Required task: Once the pictures are set aside, transcribe the remaining data exactly.

┌──

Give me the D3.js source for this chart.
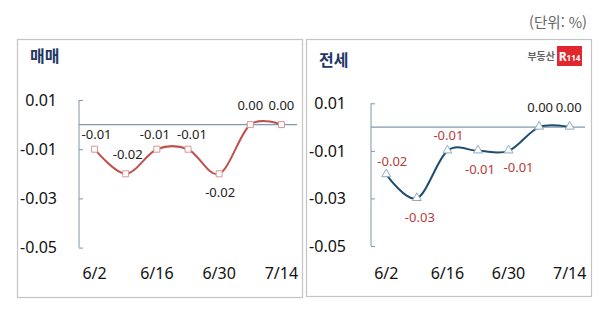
<!DOCTYPE html>
<html lang="ko">
<head>
<meta charset="utf-8">
<title>매매 / 전세 변동률</title>
<script src="https://d3js.org/d3.v7.min.js"></script>
<style>
  body { margin: 0; background: #fff; }
  svg { display: block; font-family: "Noto Sans", "Noto Sans CJK KR", sans-serif; }
  .num { font-family: "Noto Sans", sans-serif; }
  .kr { font-family: "Noto Sans CJK KR", sans-serif; }
</style>
</head>
<body>
<div id="chart"></div>
<script>
// weekly dates (x categories) and the ones shown as tick labels
var dates = ["6/2", "6/9", "6/16", "6/23", "6/30", "7/7", "7/14"];
var dateTicks = ["6/2", "6/16", "6/30", "7/14"];
var valueTicks = [0.01, -0.01, -0.03, -0.05];

// weekly change, %
var saleValues   = [-0.01, -0.02, -0.01, -0.01, -0.02, 0.00, 0.00];
var jeonseValues = [-0.02, -0.03, -0.01, -0.01, -0.01, 0.00, 0.00];

var svg = d3.select("#chart").append("svg")
    .attr("width", 600)
    .attr("height", 309);

// unit note
svg.append("text")
    .attr("class", "kr")
    .attr("x", 587).attr("y", 28)
    .attr("text-anchor", "end")
    .style("font-size", "14.5px")
    .style("fill", "#666")
    .text("(단위: %)");

var panels = [
  { title: "매매", values: saleValues, left: 17, right: 302, top: 39, bottom: 297,
    axisX: 79, plotRight: 297, yTop: 100, yBottom: 247.6, titleY: 62,
    line: "#c0504d", marker: "#d99694", shape: "square",
    // label offsets from each marker [dx, dy]
    offsets: [[2, -15], [2, -19], [-2, -15], [4, -15], [1, 19], [0, -19], [0, -19]],
    labelColor: function(v) { return "#222"; } },
  { title: "전세", values: jeonseValues, left: 306, right: 591, top: 39, bottom: 296,
    axisX: 371, plotRight: 585, yTop: 103.3, yBottom: 246, titleY: 66,
    line: "#1f4e6e", marker: "#8ea9bf", shape: "triangle",
    offsets: [[6, -13], [3, 19], [1, -15], [2, 19], [10, 17], [1, -20], [-1, -20]],
    labelColor: function(v) { return v < 0 ? "#b83c3c" : "#222"; } }
];

panels.forEach(function(p) {
  var g = svg.append("g");

  // panel frame
  g.append("rect")
      .attr("x", p.left + 0.5).attr("y", p.top + 0.5)
      .attr("width", p.right - p.left).attr("height", p.bottom - p.top)
      .style("fill", "none")
      .style("stroke", "#c4c4c4")
      .style("stroke-width", 1.2);

  // title
  g.append("text")
      .attr("class", "kr")
      .attr("x", p.left + 13).attr("y", p.titleY)
      .style("font-size", "16px")
      .style("font-weight", "bold")
      .style("fill", "#1f3864")
      .text(p.title);

  var x = d3.scalePoint()
      .domain(dates)
      .range([p.axisX, p.plotRight])
      .padding(0.5);

  var y = d3.scaleLinear()
      .domain([-0.05, 0.01])
      .range([p.yBottom, p.yTop]);

  // y axis: line plus short inward ticks
  var yAxis = g.append("g")
      .attr("transform", "translate(" + p.axisX + ",0)")
      .call(d3.axisRight(y).tickValues(valueTicks).tickSize(4).tickFormat(""));
  yAxis.select(".domain").attr("d", "M0," + y(0.01) + "V" + y(-0.05)).style("stroke", "#7f96a5");
  yAxis.selectAll(".tick line").style("stroke", "#7f96a5");

  // y tick labels
  g.selectAll(".ylab")
      .data(valueTicks)
      .enter().append("text")
      .attr("class", "num")
      .attr("x", p.left + 40)
      .attr("y", function(d) { return y(d) + 5.8; })
      .attr("text-anchor", "end")
      .style("font-size", "16px")
      .style("fill", "#111")
      .text(function(d) { return d3.format(".2f")(d).replace("−", "-"); });

  // zero line
  g.append("line")
      .attr("x1", p.axisX).attr("x2", p.plotRight)
      .attr("y1", y(0)).attr("y2", y(0))
      .style("stroke", "#8497b0")
      .style("stroke-width", 1.2);

  // x tick labels
  g.selectAll(".xlab")
      .data(dateTicks)
      .enter().append("text")
      .attr("class", "num")
      .attr("x", function(d) { return x(d); })
      .attr("y", 278.5)
      .attr("text-anchor", "middle")
      .style("font-size", "16px")
      .style("fill", "#111")
      .text(function(d) { return d; });

  // smoothed line
  var line = d3.line()
      .x(function(d, i) { return x(dates[i]); })
      .y(function(d) { return y(d); })
      .curve(d3.curveCardinal);

  g.append("path")
      .datum(p.values)
      .attr("d", line)
      .style("fill", "none")
      .style("stroke", p.line)
      .style("stroke-width", 2);

  // markers
  var sym = p.shape === "square" ? d3.symbolSquare : d3.symbolTriangle;
  g.selectAll(".mk")
      .data(p.values)
      .enter().append("path")
      .attr("d", d3.symbol().type(sym).size(p.shape === "square" ? 36 : 34))
      .attr("transform", function(d, i) {
        return "translate(" + x(dates[i]) + "," + (y(d) + (p.shape === "square" ? 0 : -0.5)) + ")";
      })
      .style("fill", "#fff")
      .style("stroke", p.marker)
      .style("stroke-width", 1);

  // data labels
  g.selectAll(".dl")
      .data(p.values)
      .enter().append("text")
      .attr("class", "num")
      .attr("x", function(d, i) { return x(dates[i]) + p.offsets[i][0]; })
      .attr("y", function(d, i) { return y(d) + p.offsets[i][1] + 4.6; })
      .attr("text-anchor", "middle")
      .style("font-size", "13px")
      .style("fill", function(d) { return p.labelColor(d); })
      .text(function(d) { return d3.format(".2f")(d).replace("−", "-"); });
});

// R114 logo in the right panel
var logo = svg.append("g");
logo.append("text")
    .attr("class", "kr")
    .attr("x", 555).attr("y", 60)
    .attr("text-anchor", "end")
    .style("font-size", "10px")
    .style("font-weight", "bold")
    .style("fill", "#666")
    .text("부동산");
logo.append("rect")
    .attr("x", 557).attr("y", 46)
    .attr("width", 25).attr("height", 20)
    .style("fill", "#e0282e");
var rt = logo.append("text")
    .attr("x", 569.5).attr("y", 61)
    .attr("text-anchor", "middle")
    .style("font-family", "'Noto Sans', sans-serif")
    .style("font-weight", "bold")
    .style("fill", "#fff");
rt.append("tspan").style("font-size", "12px").text("R");
rt.append("tspan").style("font-size", "8px").text("114");
</script>
</body>
</html>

└──

Full solution:
Give me the D3.js source for this chart.
<!DOCTYPE html>
<html lang="ko">
<head>
<meta charset="utf-8">
<title>매매 / 전세 변동률</title>
<script src="https://d3js.org/d3.v7.min.js"></script>
<style>
  body { margin: 0; background: #fff; }
  svg { display: block; font-family: "Noto Sans", "Noto Sans CJK KR", sans-serif; }
  .num { font-family: "Noto Sans", sans-serif; }
  .kr { font-family: "Noto Sans CJK KR", sans-serif; }
</style>
</head>
<body>
<div id="chart"></div>
<script>
// weekly dates (x categories) and the ones shown as tick labels
var dates = ["6/2", "6/9", "6/16", "6/23", "6/30", "7/7", "7/14"];
var dateTicks = ["6/2", "6/16", "6/30", "7/14"];
var valueTicks = [0.01, -0.01, -0.03, -0.05];

// weekly change, %
var saleValues   = [-0.01, -0.02, -0.01, -0.01, -0.02, 0.00, 0.00];
var jeonseValues = [-0.02, -0.03, -0.01, -0.01, -0.01, 0.00, 0.00];

var svg = d3.select("#chart").append("svg")
    .attr("width", 600)
    .attr("height", 309);

// unit note
svg.append("text")
    .attr("class", "kr")
    .attr("x", 587).attr("y", 28)
    .attr("text-anchor", "end")
    .style("font-size", "14.5px")
    .style("fill", "#666")
    .text("(단위: %)");

var panels = [
  { title: "매매", values: saleValues, left: 17, right: 302, top: 39, bottom: 297,
    axisX: 79, plotRight: 297, yTop: 100, yBottom: 247.6, titleY: 62,
    line: "#c0504d", marker: "#d99694", shape: "square",
    // label offsets from each marker [dx, dy]
    offsets: [[2, -15], [2, -19], [-2, -15], [4, -15], [1, 19], [0, -19], [0, -19]],
    labelColor: function(v) { return "#222"; } },
  { title: "전세", values: jeonseValues, left: 306, right: 591, top: 39, bottom: 296,
    axisX: 371, plotRight: 585, yTop: 103.3, yBottom: 246, titleY: 66,
    line: "#1f4e6e", marker: "#8ea9bf", shape: "triangle",
    offsets: [[6, -13], [3, 19], [1, -15], [2, 19], [10, 17], [1, -20], [-1, -20]],
    labelColor: function(v) { return v < 0 ? "#b83c3c" : "#222"; } }
];

panels.forEach(function(p) {
  var g = svg.append("g");

  // panel frame
  g.append("rect")
      .attr("x", p.left + 0.5).attr("y", p.top + 0.5)
      .attr("width", p.right - p.left).attr("height", p.bottom - p.top)
      .style("fill", "none")
      .style("stroke", "#c4c4c4")
      .style("stroke-width", 1.2);

  // title
  g.append("text")
      .attr("class", "kr")
      .attr("x", p.left + 13).attr("y", p.titleY)
      .style("font-size", "16px")
      .style("font-weight", "bold")
      .style("fill", "#1f3864")
      .text(p.title);

  var x = d3.scalePoint()
      .domain(dates)
      .range([p.axisX, p.plotRight])
      .padding(0.5);

  var y = d3.scaleLinear()
      .domain([-0.05, 0.01])
      .range([p.yBottom, p.yTop]);

  // y axis: line plus short inward ticks
  var yAxis = g.append("g")
      .attr("transform", "translate(" + p.axisX + ",0)")
      .call(d3.axisRight(y).tickValues(valueTicks).tickSize(4).tickFormat(""));
  yAxis.select(".domain").attr("d", "M0," + y(0.01) + "V" + y(-0.05)).style("stroke", "#7f96a5");
  yAxis.selectAll(".tick line").style("stroke", "#7f96a5");

  // y tick labels
  g.selectAll(".ylab")
      .data(valueTicks)
      .enter().append("text")
      .attr("class", "num")
      .attr("x", p.left + 40)
      .attr("y", function(d) { return y(d) + 5.8; })
      .attr("text-anchor", "end")
      .style("font-size", "16px")
      .style("fill", "#111")
      .text(function(d) { return d3.format(".2f")(d).replace("−", "-"); });

  // zero line
  g.append("line")
      .attr("x1", p.axisX).attr("x2", p.plotRight)
      .attr("y1", y(0)).attr("y2", y(0))
      .style("stroke", "#8497b0")
      .style("stroke-width", 1.2);

  // x tick labels
  g.selectAll(".xlab")
      .data(dateTicks)
      .enter().append("text")
      .attr("class", "num")
      .attr("x", function(d) { return x(d); })
      .attr("y", 278.5)
      .attr("text-anchor", "middle")
      .style("font-size", "16px")
      .style("fill", "#111")
      .text(function(d) { return d; });

  // smoothed line
  var line = d3.line()
      .x(function(d, i) { return x(dates[i]); })
      .y(function(d) { return y(d); })
      .curve(d3.curveCardinal);

  g.append("path")
      .datum(p.values)
      .attr("d", line)
      .style("fill", "none")
      .style("stroke", p.line)
      .style("stroke-width", 2);

  // markers
  var sym = p.shape === "square" ? d3.symbolSquare : d3.symbolTriangle;
  g.selectAll(".mk")
      .data(p.values)
      .enter().append("path")
      .attr("d", d3.symbol().type(sym).size(p.shape === "square" ? 36 : 34))
      .attr("transform", function(d, i) {
        return "translate(" + x(dates[i]) + "," + (y(d) + (p.shape === "square" ? 0 : -0.5)) + ")";
      })
      .style("fill", "#fff")
      .style("stroke", p.marker)
      .style("stroke-width", 1);

  // data labels
  g.selectAll(".dl")
      .data(p.values)
      .enter().append("text")
      .attr("class", "num")
      .attr("x", function(d, i) { return x(dates[i]) + p.offsets[i][0]; })
      .attr("y", function(d, i) { return y(d) + p.offsets[i][1] + 4.6; })
      .attr("text-anchor", "middle")
      .style("font-size", "13px")
      .style("fill", function(d) { return p.labelColor(d); })
      .text(function(d) { return d3.format(".2f")(d).replace("−", "-"); });
});

// R114 logo in the right panel
var logo = svg.append("g");
logo.append("text")
    .attr("class", "kr")
    .attr("x", 555).attr("y", 60)
    .attr("text-anchor", "end")
    .style("font-size", "10px")
    .style("font-weight", "bold")
    .style("fill", "#666")
    .text("부동산");
logo.append("rect")
    .attr("x", 557).attr("y", 46)
    .attr("width", 25).attr("height", 20)
    .style("fill", "#e0282e");
var rt = logo.append("text")
    .attr("x", 569.5).attr("y", 61)
    .attr("text-anchor", "middle")
    .style("font-family", "'Noto Sans', sans-serif")
    .style("font-weight", "bold")
    .style("fill", "#fff");
rt.append("tspan").style("font-size", "12px").text("R");
rt.append("tspan").style("font-size", "8px").text("114");
</script>
</body>
</html>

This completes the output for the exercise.